:: Aim ::
Output the full listing below exactly, without the pictures.

Entries with chart source code
************

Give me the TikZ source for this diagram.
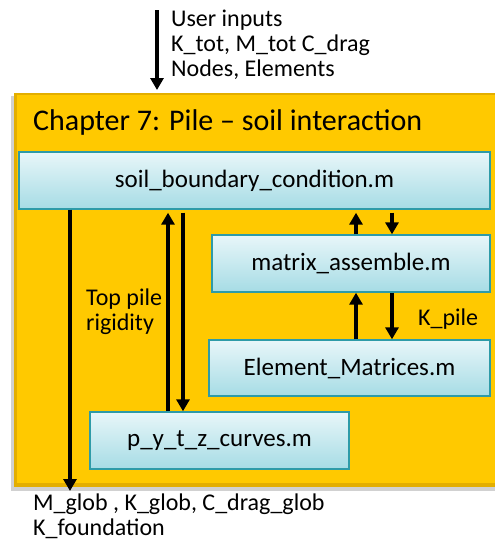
\documentclass[tikz,border=0pt]{standalone}
\usepackage{fontspec}
\setmainfont{Carlito}
\usetikzlibrary{arrows.meta}
\definecolor{gold}{HTML}{FFC900}
\definecolor{golddark}{HTML}{E3AE00}
\definecolor{boxtop}{HTML}{E8F6F9}
\definecolor{boxbot}{HTML}{A6DCE5}
\definecolor{boxline}{HTML}{2E9BA8}
\tikzset{
  x=1pt, y=-1pt,
  mfile/.style={draw=boxline, line width=1.4pt, top color=boxtop, bottom color=boxbot,
    rectangle, inner sep=0pt, font=\fontsize{25}{30}\selectfont},
  flow/.style={line width=3.6pt, -{Triangle[length=12pt,width=13pt]}},
  lbl/.style={font=\fontsize{24}{25}\selectfont, align=left, inner sep=0pt, anchor=north west},
}
\begin{document}
\begin{tikzpicture}
\useasboundingbox (0,0) rectangle (495,542);
\fill[white] (0,0) rectangle (495,542);
% chapter panel with soft shadow
\fill[black!18] (11,96) rectangle (497,491);
\fill[golddark] (14,93) rectangle (497,487);
\fill[gold] (17,95) rectangle (497,483);
\node[anchor=west, inner sep=0pt, font=\fontsize{30}{34}\selectfont] (title) at (33,122) {Chapter 7: Pile -- soil interaction};
% program files
\node[mfile, minimum width=471pt, minimum height=57pt] (sbc) at (254.5,180.5) {soil\_boundary\_condition.m};
\node[mfile, minimum width=278pt, minimum height=57pt] (ma) at (351,263.5) {matrix\_assemble.m};
\node[mfile, minimum width=281pt, minimum height=56pt] (em) at (349.5,368) {Element\_Matrices.m};
\node[mfile, minimum width=259pt, minimum height=57pt] (py) at (219.5,440.5) {p\_y\_t\_z\_curves.m};
% input arrow
\coordinate (in) at (157,10);
\draw[flow] (in) -- (157,90);
\node[lbl] (inputs) at (171,10) {User inputs\\K\_tot, M\_tot C\_drag\\Nodes, Elements};
% output arrow
\coordinate (out) at (70,491);
\draw[flow] (sbc.south -| out) -- (out);
\node[lbl] (outputs) at (33,494) {M\_glob , K\_glob, C\_drag\_glob\\K\_foundation};
% soil_boundary_condition <-> p_y_t_z_curves
\coordinate (up1) at (168,0);
\coordinate (dn1) at (183,0);
\draw[flow] (py.north -| up1) -- ([yshift=-3pt]sbc.south -| up1);
\draw[flow] ([yshift=-3pt]sbc.south -| dn1) -- (py.north -| dn1);
\node[lbl] (rig) at (86,289) {Top pile\\rigidity};
% soil_boundary_condition <-> matrix_assemble
\coordinate (up2) at (356,0);
\coordinate (dn2) at (392,0);
\draw[flow] (ma.north -| up2) -- ([yshift=-3pt]sbc.south -| up2);
\draw[flow] ([yshift=-3pt]sbc.south -| dn2) -- (ma.north -| dn2);
% matrix_assemble <-> Element_Matrices
\draw[flow] (em.north -| up2) -- (ma.south -| up2);
\draw[flow] (ma.south -| dn2) -- (em.north -| dn2);
\node[lbl] (kpile) at (418,309) {K\_pile};
\end{tikzpicture}
\end{document}
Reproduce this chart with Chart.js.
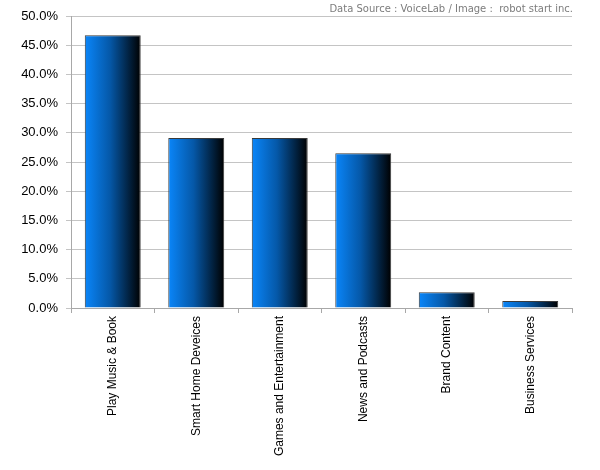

************

:: Written response ::
Give me the TikZ source for this diagram.
\documentclass[tikz,border=0pt]{standalone}
\usepackage{fontspec}
\setmainfont{Carlito}
\usetikzlibrary{arrows.meta}
\definecolor{gold}{HTML}{FFC900}
\definecolor{golddark}{HTML}{E3AE00}
\definecolor{boxtop}{HTML}{E8F6F9}
\definecolor{boxbot}{HTML}{A6DCE5}
\definecolor{boxline}{HTML}{2E9BA8}
\tikzset{
  x=1pt, y=-1pt,
  mfile/.style={draw=boxline, line width=1.4pt, top color=boxtop, bottom color=boxbot,
    rectangle, inner sep=0pt, font=\fontsize{25}{30}\selectfont},
  flow/.style={line width=3.6pt, -{Triangle[length=12pt,width=13pt]}},
  lbl/.style={font=\fontsize{24}{25}\selectfont, align=left, inner sep=0pt, anchor=north west},
}
\begin{document}
\begin{tikzpicture}
\useasboundingbox (0,0) rectangle (495,542);
\fill[white] (0,0) rectangle (495,542);
% chapter panel with soft shadow
\fill[black!18] (11,96) rectangle (497,491);
\fill[golddark] (14,93) rectangle (497,487);
\fill[gold] (17,95) rectangle (497,483);
\node[anchor=west, inner sep=0pt, font=\fontsize{30}{34}\selectfont] (title) at (33,122) {Chapter 7: Pile -- soil interaction};
% program files
\node[mfile, minimum width=471pt, minimum height=57pt] (sbc) at (254.5,180.5) {soil\_boundary\_condition.m};
\node[mfile, minimum width=278pt, minimum height=57pt] (ma) at (351,263.5) {matrix\_assemble.m};
\node[mfile, minimum width=281pt, minimum height=56pt] (em) at (349.5,368) {Element\_Matrices.m};
\node[mfile, minimum width=259pt, minimum height=57pt] (py) at (219.5,440.5) {p\_y\_t\_z\_curves.m};
% input arrow
\coordinate (in) at (157,10);
\draw[flow] (in) -- (157,90);
\node[lbl] (inputs) at (171,10) {User inputs\\K\_tot, M\_tot C\_drag\\Nodes, Elements};
% output arrow
\coordinate (out) at (70,491);
\draw[flow] (sbc.south -| out) -- (out);
\node[lbl] (outputs) at (33,494) {M\_glob , K\_glob, C\_drag\_glob\\K\_foundation};
% soil_boundary_condition <-> p_y_t_z_curves
\coordinate (up1) at (168,0);
\coordinate (dn1) at (183,0);
\draw[flow] (py.north -| up1) -- ([yshift=-3pt]sbc.south -| up1);
\draw[flow] ([yshift=-3pt]sbc.south -| dn1) -- (py.north -| dn1);
\node[lbl] (rig) at (86,289) {Top pile\\rigidity};
% soil_boundary_condition <-> matrix_assemble
\coordinate (up2) at (356,0);
\coordinate (dn2) at (392,0);
\draw[flow] (ma.north -| up2) -- ([yshift=-3pt]sbc.south -| up2);
\draw[flow] ([yshift=-3pt]sbc.south -| dn2) -- (ma.north -| dn2);
% matrix_assemble <-> Element_Matrices
\draw[flow] (em.north -| up2) -- (ma.south -| up2);
\draw[flow] (ma.south -| dn2) -- (em.north -| dn2);
\node[lbl] (kpile) at (418,309) {K\_pile};
\end{tikzpicture}
\end{document}
Reproduce this chart with Chart.js.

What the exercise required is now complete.